Ahhh..speaking of which, all da areas of my life I'm in love with seem to be falling right in place!
WHHHOOOOSHHH.
doodled
XD
Monday, April 03, 2006
7:52 pm
But that was after an emancipating drive. Aware of the attachments though.
Thank yous again. I can finally pursue passion with some possible vehicles now!
I'll continue to add deliberate slip-ups to entertain.
An innocent facade over some kinky sleaze really turns up my dial.
Drivebye.
doodled
XD
Hanging by a thread- in perpetuum.
Pushing the Envelope- rehashed.
Not ever gonna regret today.
Or now.
Amaranthine.
doodled
XD
Thankful, thankful, thankful, thankful, thankful, thankful, thankful, Thankful, THANKFUL.

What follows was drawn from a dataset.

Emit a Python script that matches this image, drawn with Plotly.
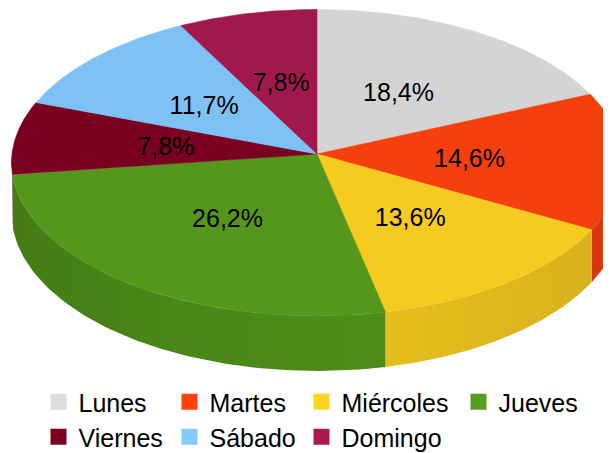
import numpy as np
import plotly.graph_objects as go

# chart data
days = ["Lunes", "Martes", "Miércoles", "Jueves", "Viernes", "Sábado", "Domingo"]
counts = [19, 15, 14, 27, 8, 12, 8]
base_colors = ["#dddddd", "#ff420e", "#ffd320", "#579d1c", "#7e0021", "#83caff", "#a8194f"]

# page is drawn with the browser's 8px body margin, so the figure is a bit
# smaller and its axes start at 8 (units = pixels of the window)
W, H = 611, 453
PAD = 8
CX, CY = 317, 154        # projected pie centre
RX, RY = 305, 152.7      # half axes of the top face
PERSP = 0.0568           # perspective strength
DEPTH = 50               # thickness of the pie
FONT = "Liberation Sans"


def shade(hex_color, f):
    h = hex_color.lstrip("#")
    r, g, b = (int(h[i:i + 2], 16) for i in (0, 2, 4))
    return "rgb(%d,%d,%d)" % (round(r * f), round(g * f), round(b * f))


def project(theta, r=1.0):
    t = np.radians(theta)
    u = r * np.sin(t)
    v = -r * np.cos(t)
    s = 1.0 / (1.0 - PERSP * v)
    return CX + RX * u * s, CY + RY * v * s, v


shares = np.array(counts) / sum(counts)
ends = np.cumsum(shares) * 360
starts = ends - shares * 360

fig = go.Figure()

# side walls (only the front half can be seen)
light_stops = [(0.0, 0.78), (0.25, 0.85), (0.62, 0.90), (1.0, 0.84)]
for a, b, col in zip(starts, ends, base_colors):
    lo, hi = max(a, 90), min(b, 270)
    if lo >= hi:
        continue
    th = np.linspace(lo, hi, 80)
    x, y, v = project(th)
    yb = y + DEPTH + 5 * v
    fig.add_trace(go.Scatter(
        x=np.concatenate([x, x[::-1]]),
        y=np.concatenate([y, yb[::-1]]),
        mode="lines", fill="toself",
        line=dict(width=0),
        fillcolor=shade(col, 0.87),
        fillgradient=dict(type="horizontal", start=0, stop=W,
                          colorscale=[[p, shade(col, f)] for p, f in light_stops]),
        hoverinfo="skip", showlegend=False,
    ))

# top faces
for a, b, col in zip(starts, ends, base_colors):
    th = np.linspace(a, b, 120)
    x, y, _ = project(th)
    top = shade(col, 0.96)
    fig.add_trace(go.Scatter(
        x=np.concatenate([[CX], x, [CX]]),
        y=np.concatenate([[CY], y, [CY]]),
        mode="lines", fill="toself",
        line=dict(width=0.6, color=top),
        fillcolor=top,
        hoverinfo="skip", showlegend=False,
    ))

# percentage labels
mids = (starts + ends) / 2
lx, ly, _ = project(mids, 0.5)
labels = [("%.1f%%" % (p * 100)).replace(".", ",") for p in shares]
fig.add_trace(go.Scatter(
    x=lx, y=ly + 3, mode="text", text=labels, textposition="middle center",
    textfont=dict(family=FONT, size=25, color="black"),
    hoverinfo="skip", showlegend=False,
))

# legend: one small legend per entry, laid out as in the original grid
legend_xy = [(38.5, 402), (169.5, 402), (301.5, 402), (458.5, 402),
             (38.5, 437), (169.5, 437), (301.5, 437)]
legends = {}
for i, (name, col) in enumerate(zip(days, base_colors)):
    key = "legend" if i == 0 else "legend%d" % (i + 1)
    fig.add_trace(go.Scatter(
        x=[None], y=[None], mode="markers", name=name, legend=key,
        marker=dict(symbol="square", size=16, color=col, line=dict(width=0)),
    ))
    lx0, ly0 = legend_xy[i]
    legends[key] = dict(
        x=(lx0 - PAD) / (W - PAD), y=1 - (ly0 - PAD) / (H - PAD),
        xanchor="left", yanchor="middle",
        orientation="v", bgcolor="rgba(0,0,0,0)", borderwidth=0,
        font=dict(family=FONT, size=25, color="black"),
    )

fig.update_layout(
    width=W - PAD, height=H - PAD,
    margin=dict(l=0, r=0, t=0, b=0, autoexpand=False),
    paper_bgcolor="white", plot_bgcolor="white",
    xaxis=dict(range=[PAD, W], visible=False, fixedrange=True),
    yaxis=dict(range=[H, PAD], visible=False, fixedrange=True),
    showlegend=True,
    **legends,
)

fig.write_html("out.html")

Never before in my entire life has every planned appointment fit so snug and perfect in timing and schedule. As today! Lifted out of a mindtrap. Into what I trusted would be thrusted into my hands if I held on. Climbs bring to us summits.
I should relax my perceptors, and receive as a child. Complicating any receipts obstructs real experience. By this I mean to stop intellectualizing everything and start to trust the other senses as reliable sources of input also, of course in balance. Acceptance, need you big time!
Thank You GOD. What grace.
I WILL REMEMBER TODAY.
Now snap out of this indulgence.
doodled
XD
Saturday, April 01, 2006
1:17 pm
Hold on...keep on holdin' on..
The strain.
What's wrong with contemplating everything?
This pneumatic drill boring into my skull.
JARRING DRONE.
KEEP ME HOLDING ON.
Solid ground to step on..where!?
No pain, no gain.
Losing sight of any legitimate reason to turn.
Yet I feel like I'm punching the air.
Bu I'm not gonna see this fail once again.